Estimating the number of active and stable FLOSS projects
A recurring debate discussion among FLOSS-supporters and detractors is related to the estimation of the real number of active FLOSS projects. While it is easy to look at the main repository site (sourceforge.net) that boasts more than 100.000 projects, it is equally easy to look in more depth and realize that a significant number of those projects are really abandoned or have no significant development. How many active and stable projects are really out there?

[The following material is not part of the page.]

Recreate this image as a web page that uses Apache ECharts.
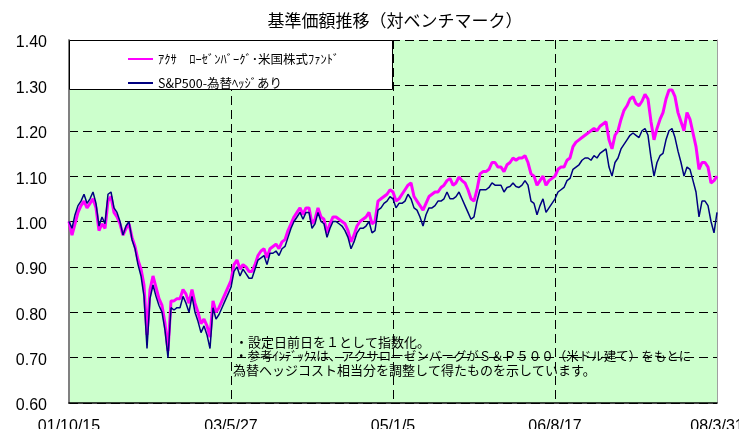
<!DOCTYPE html>
<html><head><meta charset="utf-8">
<script src="https://cdn.jsdelivr.net/npm/echarts@6.0.0/dist/echarts.min.js"></script>
<style>html,body{margin:0;padding:0;background:#fff}#c{width:739px;height:429px}</style>
</head><body><div id="c"></div>
<script>
// ---- data ----
const titleText = '基準価額推移（対ベンチマーク）';
const seriesNames = ['ｱｸｻ　ﾛｰｾﾞﾝﾊﾞｰｸﾞ･米国株式ﾌｧﾝﾄﾞ', 'S&P500-為替ﾍｯｼﾞあり'];
const tickLabels = ['01/10/15', '03/5/27', '05/1/5', '06/8/17', '08/3/31'];
const noteLines = [
  '・設定日前日を１として指数化。',
  '・参考ｲﾝﾃﾞｯｸｽは、アクサローゼンバーグがＳ＆Ｐ５００（米ドル建て）をもとに',
  '為替ヘッジコスト相当分を調整して得たものを示しています。'
];
// fund (index, 1 = day before launch)
const fund = [
  1.00,0.97,0.995,1.02,1.035,1.045,1.03,1.04,1.05,1.03,
  0.98,0.995,0.985,1.045,1.055,1.02,1.01,0.995,0.97,0.985,
  0.995,0.965,0.945,0.915,0.895,0.86,0.75,0.85,0.88,0.855,
  0.83,0.815,0.775,0.715,0.825,0.825,0.83,0.83,0.85,0.84,
  0.82,0.85,0.82,0.80,0.775,0.785,0.77,0.745,0.825,0.80,
  0.81,0.825,0.84,0.855,0.87,0.905,0.915,0.895,0.905,0.90,
  0.89,0.89,0.905,0.925,0.935,0.94,0.92,0.94,0.945,0.95,
  0.94,0.955,0.96,0.98,0.995,1.01,1.02,1.03,1.015,1.03,
  1.03,0.995,1.005,1.03,1.01,1.005,0.975,0.995,1.01,1.01,
  1.005,1.00,0.995,0.98,0.955,0.97,0.99,1.00,1.005,1.01,
  1.02,0.995,1.00,1.045,1.05,1.055,1.06,1.07,1.065,1.045,
  1.05,1.06,1.07,1.08,1.085,1.055,1.045,1.035,1.025,1.04,
  1.055,1.06,1.065,1.065,1.075,1.08,1.09,1.095,1.08,1.085,
  1.098,1.09,1.085,1.07,1.05,1.045,1.07,1.105,1.11,1.11,
  1.115,1.13,1.13,1.12,1.12,1.11,1.125,1.13,1.14,1.135,
  1.14,1.14,1.145,1.13,1.105,1.10,1.08,1.09,1.10,1.08,
  1.09,1.095,1.10,1.115,1.12,1.12,1.135,1.14,1.165,1.175,
  1.18,1.185,1.19,1.195,1.20,1.205,1.20,1.21,1.215,1.22,
  1.18,1.16,1.19,1.20,1.225,1.245,1.255,1.27,1.275,1.26,
  1.255,1.265,1.28,1.27,1.22,1.18,1.205,1.225,1.24,1.27,
  1.29,1.29,1.275,1.24,1.22,1.20,1.24,1.225,1.195,1.165,
  1.115,1.13,1.13,1.12,1.085,1.09,1.10
];
// benchmark (S&P500 hedged, index)
const bench = [
  1.00,0.985,1.015,1.035,1.045,1.06,1.04,1.05,1.065,1.04,
  0.99,1.01,0.995,1.06,1.065,1.03,1.02,1.00,0.97,0.99,
  1.00,0.96,0.94,0.905,0.88,0.835,0.72,0.83,0.86,0.835,
  0.815,0.80,0.76,0.70,0.81,0.805,0.81,0.81,0.835,0.82,
  0.80,0.835,0.80,0.78,0.755,0.77,0.75,0.72,0.81,0.785,
  0.795,0.81,0.825,0.84,0.855,0.89,0.90,0.88,0.895,0.885,
  0.875,0.875,0.895,0.915,0.92,0.925,0.905,0.93,0.93,0.935,
  0.925,0.94,0.945,0.965,0.985,1.00,1.01,1.02,1.005,1.02,
  1.02,0.985,0.995,1.02,1.00,0.995,0.965,0.985,1.00,1.00,
  0.995,0.99,0.98,0.965,0.94,0.955,0.975,0.985,0.985,0.99,
  1.00,0.975,0.98,1.025,1.03,1.04,1.045,1.055,1.05,1.03,
  1.04,1.04,1.045,1.06,1.05,1.03,1.025,1.01,0.99,1.015,
  1.03,1.03,1.035,1.045,1.045,1.05,1.065,1.05,1.05,1.055,
  1.065,1.05,1.035,1.02,1.005,1.01,1.045,1.07,1.07,1.07,
  1.075,1.085,1.08,1.08,1.08,1.065,1.075,1.077,1.085,1.077,
  1.075,1.08,1.09,1.08,1.045,1.04,1.015,1.035,1.05,1.02,
  1.03,1.04,1.05,1.065,1.07,1.075,1.09,1.095,1.115,1.12,
  1.125,1.135,1.14,1.14,1.135,1.145,1.14,1.15,1.155,1.16,
  1.12,1.10,1.13,1.14,1.16,1.17,1.18,1.19,1.195,1.19,
  1.185,1.20,1.205,1.19,1.14,1.10,1.13,1.145,1.15,1.18,
  1.20,1.205,1.185,1.155,1.13,1.10,1.12,1.115,1.09,1.065,
  1.01,1.045,1.045,1.035,1.00,0.975,1.02
];
const yMin = 0.6, yMax = 1.4, yStep = 0.1;

// ---- chart ----
const lastIdx = fund.length - 1;
const xStep = lastIdx / (tickLabels.length - 1);
const toPairs = arr => arr.map((v, i) => [i, v]);
const dash = {color: '#000', type: [9, 5], width: 1};
const labelFont = {fontFamily: 'Liberation Sans', fontSize: 16, color: '#000'};
const jp = '"Noto Sans CJK JP"';

const chart = echarts.init(document.getElementById('c'), null, {renderer: 'canvas'});
chart.setOption({
  animation: false,
  backgroundColor: '#fff',
  title: {
    text: titleText, left: 390, top: 7, textAlign: 'center',
    textStyle: {fontFamily: 'Noto Sans CJK JP', fontSize: 17, fontWeight: 'normal', color: '#000'}
  },
  grid: {left: 69, top: 40, right: 22, bottom: 26, show: true, backgroundColor: '#CCFFCC', borderWidth: 0,
         containLabel: false, outerBoundsMode: 'none'},
  legend: {
    orient: 'vertical', left: 123, top: 47, itemWidth: 25, itemHeight: 2, itemGap: 10, icon: 'rect',
    textStyle: {fontFamily: 'Noto Sans CJK JP', fontSize: 12.5, color: '#000', lineHeight: 14},
    data: seriesNames, z: 10
  },
  xAxis: {
    type: 'value', min: 0, max: lastIdx, interval: xStep,
    axisLine: {show: true, lineStyle: {color: '#000', width: 1.5}},
    axisTick: {show: false},
    splitLine: {show: true, lineStyle: dash},
    axisLabel: Object.assign({margin: 16, showMaxLabel: true, showMinLabel: true, hideOverlap: false,
      formatter: v => tickLabels[Math.round(v / xStep)] || ''}, labelFont)
  },
  yAxis: [{
    type: 'value', min: yMin, max: yMax, interval: yStep,
    axisLine: {show: true, lineStyle: {color: '#808080', width: 2}},
    axisTick: {show: false},
    splitLine: {show: true, lineStyle: dash},
    axisLabel: Object.assign({margin: 22, verticalAlign: 'top', lineHeight: 6, formatter: v => v.toFixed(2)}, labelFont)
  }, {
    type: 'value', position: 'right', min: yMin, max: yMax, interval: yStep,
    axisLine: {show: true, lineStyle: {color: '#a0a0a0', width: 1}},
    axisTick: {show: false}, axisLabel: {show: false}, splitLine: {show: false}
  }],
  graphic: [
    {type: 'rect', z: 5, shape: {x: 69.5, y: 40.5, width: 323, height: 49}, style: {fill: '#fff', stroke: '#000', lineWidth: 1}},
    {type: 'text', z: 6, x: 235, y: 342, style: {text: noteLines[0], font: '13px ' + jp, fill: '#000', verticalAlign: 'middle'}},
    {type: 'text', z: 6, x: 235, y: 356, style: {text: noteLines[1], font: '12.5px ' + jp, fill: '#000', verticalAlign: 'middle'}},
    {type: 'text', z: 6, x: 233, y: 370, style: {text: noteLines[2], font: '13px ' + jp, fill: '#000', verticalAlign: 'middle'}}
  ],
  series: [
    {name: seriesNames[0], type: 'line', data: toPairs(fund), showSymbol: false, symbol: 'none',
     lineStyle: {color: '#FF00FF', width: 3}, itemStyle: {color: '#FF00FF'}, z: 2},
    {name: seriesNames[1], type: 'line', data: toPairs(bench), showSymbol: false, symbol: 'none',
     lineStyle: {color: '#000080', width: 1.5}, itemStyle: {color: '#000080'}, z: 3}
  ]
});
</script></body></html>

Too many cereal choices by PartsNpieces
For the purpose of obtaining some unbiased estimates in the context of the FLOSSMETRICS project, we performed a first search among the main repository sites and FLOSS announce portals; we also set a strict activity requirement, stately an activity index from 80 to 100% and at least a file release in the last 6 months. Of the overall 155959 projects, only 10656 (6.8%) are “active” (with a somehow very restrictive definition; a more relaxed release period of 1 year shows an active percentage of 9.2% or 14455 projects).
However, while Sourceforge can rightly be considered the largest single repository, it is not the only potential source of projects; there are many other vertical repositories, among them BerliOS, Savannah, Gna! and many others, derived both from the original version of the Sourceforge code and many more based on a rewritten version called GForge. That gives a total of 23948 projects, to which (using a sampling of 100 projects from each) we have found a similar number of active projects (between 8% and 10%).
The next step is the estimation of how many projects of the overall FLOSS landscape are hosted on those sites, and for performing this estimate we took the entire FreshMeat announce database, as processed by the FLOSSmole project and found that the projects that have an homepage in one of the repository sites are 23% of the total. This count is however biased by the fact that the probability of a project to be announced on FreshMeat is not equal for all projects; that is, english-based and oriented towards a large audience have a much higer probability to be listed. To take this into account, we performed a search for non-english based forges, and for software that is oriented towards a very specific area, using data from past IST projects like Spirit and AMOS.
We have found that non-english projects are underrepresented in FreshMeat in a significant way, but as the overall “business-readiness” of those projects is unclear (as for example there may be no translations available, or be specific to a single country legal environment) we have ignored them. Vertical projects are also underrepresented, especially with regard to projects in scientific and technical areas, where the probability of being included is around 10 times lower compared to other kind of software. By using the results from Spirit, a sampling from project announcements in scientific mailing lists, and some repositories for the largest or more visible projects (like the CRAN archive, that hosts libraries and packages for the R language for statistics, that hosts 1195 projects) we have reached a lower bound estimate of around 12000 “vertical” and industry-specific projects. So, we have an overall lower bound estimate of around 195000 projects, of which we can estimate that 7% are active, leading to around 13000 active projects.
Of those, we can estimate (using data from Slashdot, FreshMeat and the largest Gforge sites) that 36% fall in the “stable” or “mature” stage, leading to a total of around 5000 projects that can be considered suitable for an SME, that is with an active community, stable and with recent releases. It should be considered that this number is a lower bound, obtained with slightly severe assumptions; just enlarging the file release period from 6 months to one year nearly doubles the number of suitable projects. Also, this estimate does not try to assess the number of projects not listed in the announcement sites (even vertical application portals); this is a deliberate action, as it would be difficult to estimate the reliability of such a measure, and because the “findability” of a project and its probability of having a sustained community participation are lower if it is difficult to find information on the project in the first place; this means that the probability of such “out of the bounds” projects would probably be not a good opportunity for SME adoption in any case. By using a slightly more relaxed definition of “stability”, with an activity rating between 60% and 100% and at least a release in the last year, we obtain around 18000 stable and mature project from which to choose- not a bad result, after all.